Pizzitola: “There’s this parallel going back to the early advertising days, and paying for good advertising. He made an earlier connection with Mussolini, and it was a newsreel deal, an exchange of newsreels, so that Hearst Newsreels in America would show footage from the Italian newsreel company, which was controlled by Mussolini. There was this even exchange of newsreel footage—that was well publicized—and then he made another deal with Hitler which was never publicized.
“My book is the first to expose that. He organized a similar deal, and it happened at the same time as Hearst visited Hitler in September 1934. The end result was that American newsreels carried pro-German, pro-military footage without any commentary.

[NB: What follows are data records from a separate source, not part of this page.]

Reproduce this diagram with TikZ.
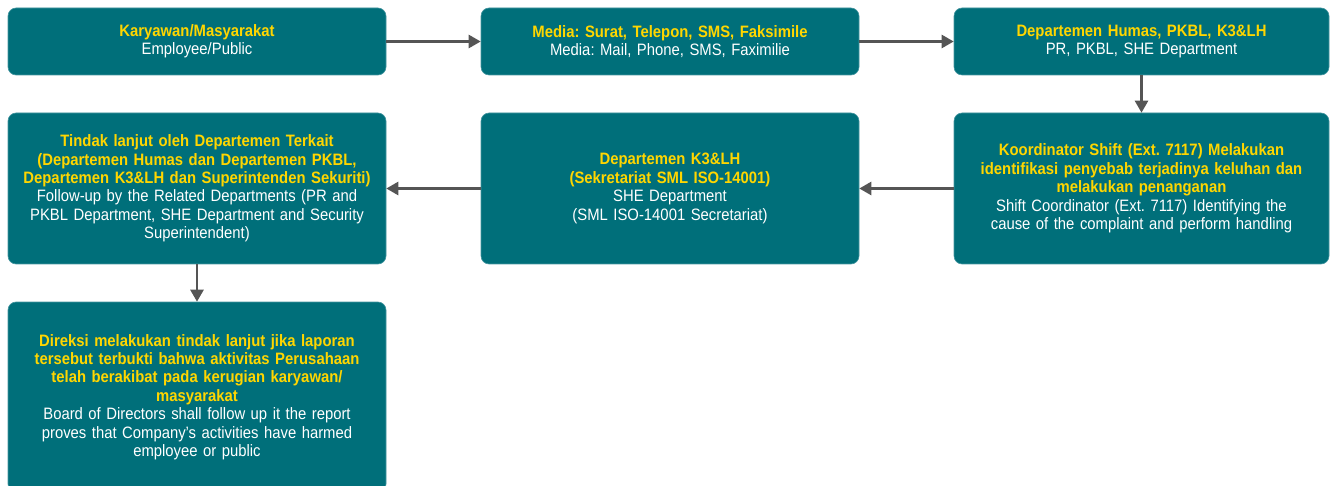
\documentclass[tikz,border=0pt]{standalone}
\usepackage{fontspec}
\setmainfont[FakeStretch=0.9]{Liberation Sans}
\usetikzlibrary{arrows.meta}

\definecolor{tealbox}{RGB}{0,111,122}
\definecolor{tealedge}{RGB}{70,150,160}
\definecolor{titleyellow}{RGB}{255,214,0}
\definecolor{arrowgray}{RGB}{85,85,85}

\tikzset{
	flowbox/.style={draw=tealedge, line width=0.6pt, fill=tealbox, rounded corners=8pt,
		minimum width=378pt, text width=370pt, align=center, text=white,
		font=\fontsize{16.5}{18.4}\selectfont\frenchspacing, inner sep=0pt},
	flowarrow/.style={-{Triangle[length=12pt,width=13pt]}, line width=2.6pt, draw=arrowgray}
}
\newcommand{\judul}[1]{{\color{titleyellow}\bfseries #1}}

\begin{document}
\begin{tikzpicture}[x=1pt,y=-1pt]
%	frame
	\useasboundingbox (0,0) rectangle (1330,486);
	
	\node (karyawan)[flowbox, minimum height=67pt] at (197,41.5) {\judul{Karyawan/Masyarakat}\\Employee/Public};
	\node (media)[flowbox, minimum height=67pt] at (670,41.5) {\judul{Media: Surat, Telepon, SMS, Faksimile}\\Media: Mail, Phone, SMS, Faximilie};
	\node (humas)[flowbox, minimum height=67pt, minimum width=375pt] at (1141.5,41.5) {\judul{Departemen Humas, PKBL, K3\&LH}\\PR, PKBL, SHE Department};
	
	\node (koordinator)[flowbox, minimum height=151pt, minimum width=375pt] at (1141.5,188.5) {\judul{Koordinator Shift (Ext. 7117) Melakukan\\identifikasi penyebab terjadinya keluhan dan\\melakukan penanganan}\\Shift Coordinator (Ext. 7117) Identifying the\\cause of the complaint and perform handling};
	\node (sekretariat)[flowbox, minimum height=151pt] at (670,188.5) {\judul{Departemen K3\&LH\\(Sekretariat SML ISO-14001)}\\SHE Department\\(SML ISO-14001 Secretariat)};
	\node (tindaklanjut)[flowbox, minimum height=151pt] at (197,188.5) {\judul{Tindak lanjut oleh Departemen Terkait\\(Departemen Humas dan Departemen PKBL,\\Departemen K3\&LH dan Superintenden Sekuriti)}\\Follow-up by the Related Departments (PR and\\PKBL Department, SHE Department and Security\\Superintendent)};
	
	\node (direksi)[flowbox, minimum height=190pt] at (197,397) {\judul{Direksi melakukan tindak lanjut jika laporan\\tersebut terbukti bahwa aktivitas Perusahaan\\telah berakibat pada kerugian karyawan/\\masyarakat}\\Board of Directors shall follow up it the report\\proves that Company's activities have harmed\\employee or public};
	
	\draw[flowarrow] (karyawan) -- (media);
	\draw[flowarrow] (media) -- (humas);
	\draw[flowarrow] (humas) -- (koordinator);
	\draw[flowarrow] (koordinator) -- (sekretariat);
	\draw[flowarrow] (sekretariat) -- (tindaklanjut);
	\draw[flowarrow] (tindaklanjut) -- (direksi);
	
\end{tikzpicture}
\end{document}
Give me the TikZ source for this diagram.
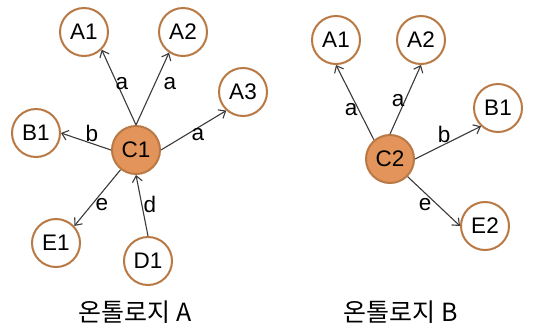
\documentclass[tikz,border=0pt]{standalone}
\usepackage{fontspec}
\setmainfont{Liberation Sans}
\newfontfamily\kofont{Noto Sans CJK KR}
\usetikzlibrary{arrows.meta}
\definecolor{ringc}{HTML}{B97944}
\definecolor{hubfill}{HTML}{E3945B}
\definecolor{edgec}{HTML}{3A3A3A}
\begin{document}
\begin{tikzpicture}[x=1pt,y=-1pt,
  ent/.style={circle,draw=ringc,line width=2pt,fill=white,minimum size=48pt,inner sep=0pt,font=\fontsize{22.5}{22.5}\selectfont},
  hub/.style={ent,fill=hubfill},
  rel/.style={draw=edgec,line width=1.1pt,-{Straight Barb[length=6pt,width=10pt]}},
  lbl/.style={inner sep=0pt,font=\fontsize{22.5}{22.5}\selectfont},
  captext/.style={inner sep=0pt,font=\kofont\fontsize{25}{25}\selectfont}]
\useasboundingbox (0,0) rectangle (537,325);
% Ontology A
\node[ent] (A1) at (84,32) {A1};
\node[ent] (A2) at (183,32) {A2};
\node[ent] (A3) at (243,92) {A3};
\node[ent] (B1) at (36,133) {B1};
\node[hub] (C1) at (136,150) {C1};
\node[ent] (E1) at (56,243) {E1};
\node[ent] (D1) at (148,261) {D1};
\draw[rel] (C1.north) -- (A1.-45);
\draw[rel] (C1.north) -- (A2.-124);
\draw[rel] (C1.east) -- (A3.-132);
\draw[rel] (C1.west) -- (B1.east);
\draw[rel] (C1.-128) -- (E1.43);
\draw[rel] (D1.north) -- (C1.south);
\node[lbl] (la1) at (122,84) {a};
\node[lbl] (la2) at (170,84) {a};
\node[lbl] (la3) at (198,135) {a};
\node[lbl] (lb1) at (92,133) {b};
\node[lbl] (le1) at (102,205) {e};
\node[lbl] (ld1) at (150,204) {d};
\node[captext] (capA) at (135,312) {온톨로지 A};
% Ontology B
\node[ent] (RA1) at (336,40) {A1};
\node[ent] (RA2) at (421,40) {A2};
\node[ent] (RB1) at (498,108) {B1};
\node[hub] (C2) at (390,159) {C2};
\node[ent] (E2) at (485,226) {E2};
\draw[rel] (C2.130) -- (RA1.south);
\draw[rel] (C2.north) -- (RA2.south);
\draw[rel] (C2.east) -- (RB1.-133);
\draw[rel] (C2.south east) -- (E2.west);
\node[lbl] (ra1) at (351,110) {a};
\node[lbl] (ra2) at (398,101) {a};
\node[lbl] (rb1) at (444,134) {b};
\node[lbl] (re2) at (425,205) {e};
\node[captext] (capB) at (401,312) {온톨로지 B};
\end{tikzpicture}
\end{document}
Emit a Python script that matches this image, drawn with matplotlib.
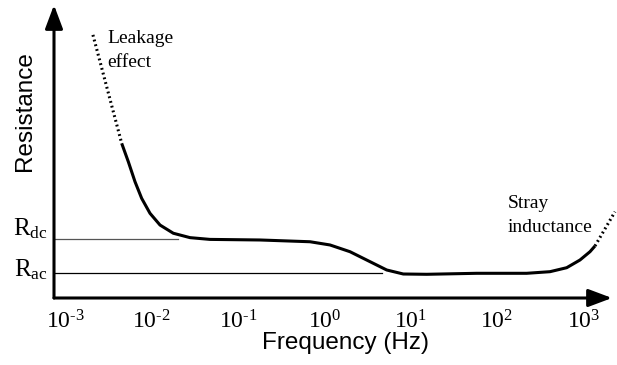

“I can’t believe that Hearst was unaware that he was spreading propaganda that was being created and spread by the Nazis in Germany. He had a very strong personal connection with Germany, going back to this youth, when his mother took him there. He often took trips to Germany as a young man. He loved the country. He also saw Hitler as a barrier to Communism. That was to him the bigger evil. How much he even saw Hitler as an evil is open to question. I think he did. Like Tammany Hall was an evil, but a necessary evil.
“I discovered that he was at the 1934 Nuremberg rally, or he was certainly in Nuremberg, and his son was definitely at the rally. There was no other reason for Hearst to have been in Nuremberg, except that he was connected to the rally. He was at a hotel in which his was the only American group, the rest of the hotel was booked with SS people. It’s amazing to me, when I discovered those records. It wasn’t reported at the time.”